### DATA PROVIDED
※
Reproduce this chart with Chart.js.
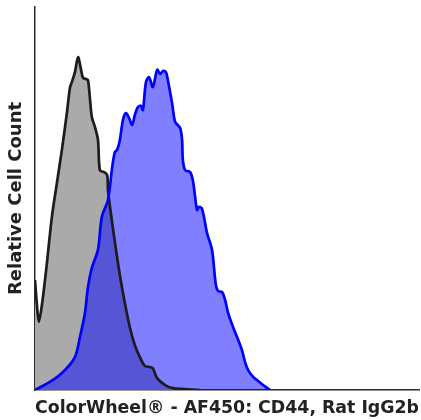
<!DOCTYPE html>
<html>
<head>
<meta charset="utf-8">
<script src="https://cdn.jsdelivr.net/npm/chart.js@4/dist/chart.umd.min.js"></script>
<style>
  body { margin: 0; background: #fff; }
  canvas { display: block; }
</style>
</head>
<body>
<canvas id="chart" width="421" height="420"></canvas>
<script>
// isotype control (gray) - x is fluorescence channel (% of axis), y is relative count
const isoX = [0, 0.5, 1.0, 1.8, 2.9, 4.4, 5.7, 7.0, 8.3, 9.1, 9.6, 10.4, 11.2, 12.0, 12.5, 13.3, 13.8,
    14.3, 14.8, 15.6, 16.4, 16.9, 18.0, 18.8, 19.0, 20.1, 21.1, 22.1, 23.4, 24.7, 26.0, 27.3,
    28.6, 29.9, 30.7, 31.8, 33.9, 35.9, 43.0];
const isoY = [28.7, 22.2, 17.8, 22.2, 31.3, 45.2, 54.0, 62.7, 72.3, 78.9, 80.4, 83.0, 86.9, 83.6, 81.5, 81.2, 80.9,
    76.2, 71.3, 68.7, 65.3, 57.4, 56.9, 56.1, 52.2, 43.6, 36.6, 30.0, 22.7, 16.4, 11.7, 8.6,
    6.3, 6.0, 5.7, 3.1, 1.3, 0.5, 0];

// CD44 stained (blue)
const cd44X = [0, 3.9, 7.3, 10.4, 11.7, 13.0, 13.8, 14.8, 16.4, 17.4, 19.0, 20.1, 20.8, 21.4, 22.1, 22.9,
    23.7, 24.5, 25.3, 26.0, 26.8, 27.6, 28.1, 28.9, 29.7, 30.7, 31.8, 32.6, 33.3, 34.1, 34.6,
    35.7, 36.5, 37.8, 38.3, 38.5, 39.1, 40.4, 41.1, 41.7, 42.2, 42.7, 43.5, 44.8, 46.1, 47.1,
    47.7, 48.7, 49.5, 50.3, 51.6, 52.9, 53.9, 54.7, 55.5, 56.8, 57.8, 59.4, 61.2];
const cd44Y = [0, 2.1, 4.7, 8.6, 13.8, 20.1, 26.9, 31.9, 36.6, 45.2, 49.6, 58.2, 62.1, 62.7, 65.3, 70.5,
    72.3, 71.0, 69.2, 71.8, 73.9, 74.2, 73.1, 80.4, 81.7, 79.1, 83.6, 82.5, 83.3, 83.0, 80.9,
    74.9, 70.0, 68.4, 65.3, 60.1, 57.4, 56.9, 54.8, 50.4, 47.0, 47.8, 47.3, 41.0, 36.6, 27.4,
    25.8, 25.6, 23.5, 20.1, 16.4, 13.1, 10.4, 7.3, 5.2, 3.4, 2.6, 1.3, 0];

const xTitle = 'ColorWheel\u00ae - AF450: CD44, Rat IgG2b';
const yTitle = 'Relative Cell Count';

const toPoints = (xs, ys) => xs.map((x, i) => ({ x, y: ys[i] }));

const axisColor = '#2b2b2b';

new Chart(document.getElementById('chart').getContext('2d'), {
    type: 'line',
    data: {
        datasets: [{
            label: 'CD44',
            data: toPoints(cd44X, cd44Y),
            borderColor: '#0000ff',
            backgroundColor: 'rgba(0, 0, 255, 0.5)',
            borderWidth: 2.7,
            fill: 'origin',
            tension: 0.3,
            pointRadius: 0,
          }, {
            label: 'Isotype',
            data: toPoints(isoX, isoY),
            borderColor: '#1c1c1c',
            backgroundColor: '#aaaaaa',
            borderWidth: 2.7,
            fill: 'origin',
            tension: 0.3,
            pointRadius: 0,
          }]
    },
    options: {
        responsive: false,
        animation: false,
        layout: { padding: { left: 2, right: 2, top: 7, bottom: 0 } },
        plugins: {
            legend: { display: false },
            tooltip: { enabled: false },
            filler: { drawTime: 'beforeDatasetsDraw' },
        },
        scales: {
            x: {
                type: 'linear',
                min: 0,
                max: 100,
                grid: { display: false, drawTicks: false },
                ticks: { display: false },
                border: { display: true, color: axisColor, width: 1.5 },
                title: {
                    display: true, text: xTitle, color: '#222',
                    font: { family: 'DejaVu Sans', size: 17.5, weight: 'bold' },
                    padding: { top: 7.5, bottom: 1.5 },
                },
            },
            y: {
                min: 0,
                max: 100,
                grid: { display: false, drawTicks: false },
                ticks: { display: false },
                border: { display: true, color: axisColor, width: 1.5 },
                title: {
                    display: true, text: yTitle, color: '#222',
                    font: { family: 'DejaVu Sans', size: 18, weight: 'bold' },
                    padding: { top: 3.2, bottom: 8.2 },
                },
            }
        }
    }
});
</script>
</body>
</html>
※
### SHORT PROBLEM
Repeat the data in full and exactly. Omit pictures.

### REPLY TO THE EXERCISE
Reproduce this chart with Chart.js.
<!DOCTYPE html>
<html>
<head>
<meta charset="utf-8">
<script src="https://cdn.jsdelivr.net/npm/chart.js@4/dist/chart.umd.min.js"></script>
<style>
  body { margin: 0; background: #fff; }
  canvas { display: block; }
</style>
</head>
<body>
<canvas id="chart" width="421" height="420"></canvas>
<script>
// isotype control (gray) - x is fluorescence channel (% of axis), y is relative count
const isoX = [0, 0.5, 1.0, 1.8, 2.9, 4.4, 5.7, 7.0, 8.3, 9.1, 9.6, 10.4, 11.2, 12.0, 12.5, 13.3, 13.8,
    14.3, 14.8, 15.6, 16.4, 16.9, 18.0, 18.8, 19.0, 20.1, 21.1, 22.1, 23.4, 24.7, 26.0, 27.3,
    28.6, 29.9, 30.7, 31.8, 33.9, 35.9, 43.0];
const isoY = [28.7, 22.2, 17.8, 22.2, 31.3, 45.2, 54.0, 62.7, 72.3, 78.9, 80.4, 83.0, 86.9, 83.6, 81.5, 81.2, 80.9,
    76.2, 71.3, 68.7, 65.3, 57.4, 56.9, 56.1, 52.2, 43.6, 36.6, 30.0, 22.7, 16.4, 11.7, 8.6,
    6.3, 6.0, 5.7, 3.1, 1.3, 0.5, 0];

// CD44 stained (blue)
const cd44X = [0, 3.9, 7.3, 10.4, 11.7, 13.0, 13.8, 14.8, 16.4, 17.4, 19.0, 20.1, 20.8, 21.4, 22.1, 22.9,
    23.7, 24.5, 25.3, 26.0, 26.8, 27.6, 28.1, 28.9, 29.7, 30.7, 31.8, 32.6, 33.3, 34.1, 34.6,
    35.7, 36.5, 37.8, 38.3, 38.5, 39.1, 40.4, 41.1, 41.7, 42.2, 42.7, 43.5, 44.8, 46.1, 47.1,
    47.7, 48.7, 49.5, 50.3, 51.6, 52.9, 53.9, 54.7, 55.5, 56.8, 57.8, 59.4, 61.2];
const cd44Y = [0, 2.1, 4.7, 8.6, 13.8, 20.1, 26.9, 31.9, 36.6, 45.2, 49.6, 58.2, 62.1, 62.7, 65.3, 70.5,
    72.3, 71.0, 69.2, 71.8, 73.9, 74.2, 73.1, 80.4, 81.7, 79.1, 83.6, 82.5, 83.3, 83.0, 80.9,
    74.9, 70.0, 68.4, 65.3, 60.1, 57.4, 56.9, 54.8, 50.4, 47.0, 47.8, 47.3, 41.0, 36.6, 27.4,
    25.8, 25.6, 23.5, 20.1, 16.4, 13.1, 10.4, 7.3, 5.2, 3.4, 2.6, 1.3, 0];

const xTitle = 'ColorWheel\u00ae - AF450: CD44, Rat IgG2b';
const yTitle = 'Relative Cell Count';

const toPoints = (xs, ys) => xs.map((x, i) => ({ x, y: ys[i] }));

const axisColor = '#2b2b2b';

new Chart(document.getElementById('chart').getContext('2d'), {
    type: 'line',
    data: {
        datasets: [{
            label: 'CD44',
            data: toPoints(cd44X, cd44Y),
            borderColor: '#0000ff',
            backgroundColor: 'rgba(0, 0, 255, 0.5)',
            borderWidth: 2.7,
            fill: 'origin',
            tension: 0.3,
            pointRadius: 0,
          }, {
            label: 'Isotype',
            data: toPoints(isoX, isoY),
            borderColor: '#1c1c1c',
            backgroundColor: '#aaaaaa',
            borderWidth: 2.7,
            fill: 'origin',
            tension: 0.3,
            pointRadius: 0,
          }]
    },
    options: {
        responsive: false,
        animation: false,
        layout: { padding: { left: 2, right: 2, top: 7, bottom: 0 } },
        plugins: {
            legend: { display: false },
            tooltip: { enabled: false },
            filler: { drawTime: 'beforeDatasetsDraw' },
        },
        scales: {
            x: {
                type: 'linear',
                min: 0,
                max: 100,
                grid: { display: false, drawTicks: false },
                ticks: { display: false },
                border: { display: true, color: axisColor, width: 1.5 },
                title: {
                    display: true, text: xTitle, color: '#222',
                    font: { family: 'DejaVu Sans', size: 17.5, weight: 'bold' },
                    padding: { top: 7.5, bottom: 1.5 },
                },
            },
            y: {
                min: 0,
                max: 100,
                grid: { display: false, drawTicks: false },
                ticks: { display: false },
                border: { display: true, color: axisColor, width: 1.5 },
                title: {
                    display: true, text: yTitle, color: '#222',
                    font: { family: 'DejaVu Sans', size: 18, weight: 'bold' },
                    padding: { top: 3.2, bottom: 8.2 },
                },
            }
        }
    }
});
</script>
</body>
</html>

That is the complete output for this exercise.